Federal Tourism Minister Simon Birmingham told DW that international media coverage had exaggerated the geographical reach of the fires.
"I urge people with a booking or (who are) considering travel to ensure they have the facts and don't compound the harm to tourism operators by unnecessarily staying away," Birmingham said.
"I want to make it clear that Australia is still very much open for business. Most Australian regions remain unaffected and continue to offer tourists the incredible tourism experiences that our country is known for."
This message has been hard to communicate to an international audience, particularly with the UK and the US issuing partial travel warnings for Australia. However, on Tuesday, the US State Department downgraded its travel advisory to normal, at the behest of embattled Prime Minister Scott Morrison.
Where is safe?
To help tourists find out where is safe, Tourism Australia regularly updates a list of which internationally-popular tourism sites have been affected by the fires.
At the time of writing, all tourist sites in Queensland, Western Australia and Tasmania remained unaffected by the fires.
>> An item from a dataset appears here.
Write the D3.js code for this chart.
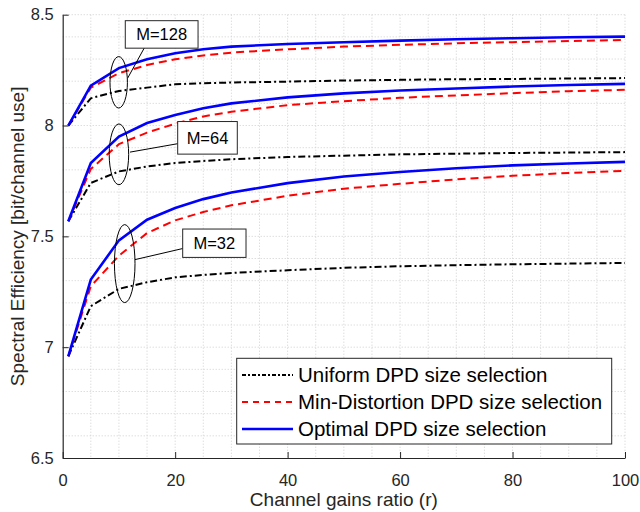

Most tourist sites in other states were trouble-free, including Victoria's Great Ocean Road and Phillip Island and New South Wales' north coast and Hunter Valley.
Large organised tour companies are mostly going ahead as planned, though many are adjusting itineraries for tours around Sydney. The Travel Corporation, which runs several major tour brands in Australia, said in a statement that all upcoming tours to Australia were operating as scheduled.
Major cities in the southeast such as Sydney and Melbourne, though safe from fires, have experienced particularly bad air quality. Visibility has sometimes been reduced to several hundred meters due to smoke, and breathing has been affected.
Western Australia in particular remains a good option for concerned tourists. Thanks, in part, to fuel-load management and favorable weather conditions during winter, the state has been largely unaffected by the mega-blazes burning through other states.
Western Australian State Tourism Minister Paul Papalia told DW that tourism to the sparsely-populated state has been growing at three times the national average.
This is largely driven by flexible independent travelers who have been drawn to the other-worldly nature of parts of the state — parts which are thousands of kilometers away from the fires.
Adventurous Europeans are particularly drawn to the Kimberley region in the northwest, which is increasingly serviced by affordable flights for those unwilling to drive, as well as the Ningaloo Reef.
"The message is that Australia is a huge place and it is tragic what is happening in some parts of Australia, but Western Australia is absolutely open for business and we have some magnificent destinations that have made us the most desired destination for Australian and international visitors."
How to help
Many independent tourists have found information difficult to parse, and have posted online asking for advice and whether they should cancel. Helpful locals rarely advise people to cancel, but point them towards local information centers such as the state fire and tourism agencies.
One forum regular told DW they had been particularly moved by several instances of tourists who were forced to cancel — as their destinations had been thoroughly burned — but had decided to let the businesses keep the money to help the rebuilding effort.
This has been one of the many ways that tourists have been able to help fire-hit regions.
Business owners have called on tourists to move the time of their booking, or consider buying gift vouchers for future use.
Grassroots campaigns have sprung up to help boost tourism, including the Roadtrip For Good website, which lists tourism businesses that are in need of customers after the fires.
Other groups are calling for domestic tourists to wait for the fires to pass and start traveling to burned regions with empty ice boxes — known as Eskies — that they can fill up by patronising local shops.
Australians, who have formed a national identity of being "battlers" are proud of being self-sufficient. International fundraising efforts are greatly appreciated by people on the ground, but the overwhelming message is that they want to continue with business and earn an honest living.
"Right now, the best way people can help is by visiting areas that haven't been impacted by fires," Brendan McClements, Chief Executive of Visit Victoria, told DW.
"When it is safe to do so, we will do everything we can to encourage people to visit impacted communities, so they can help support local businesses by visiting cafes, booking restaurants and filling regional hotels."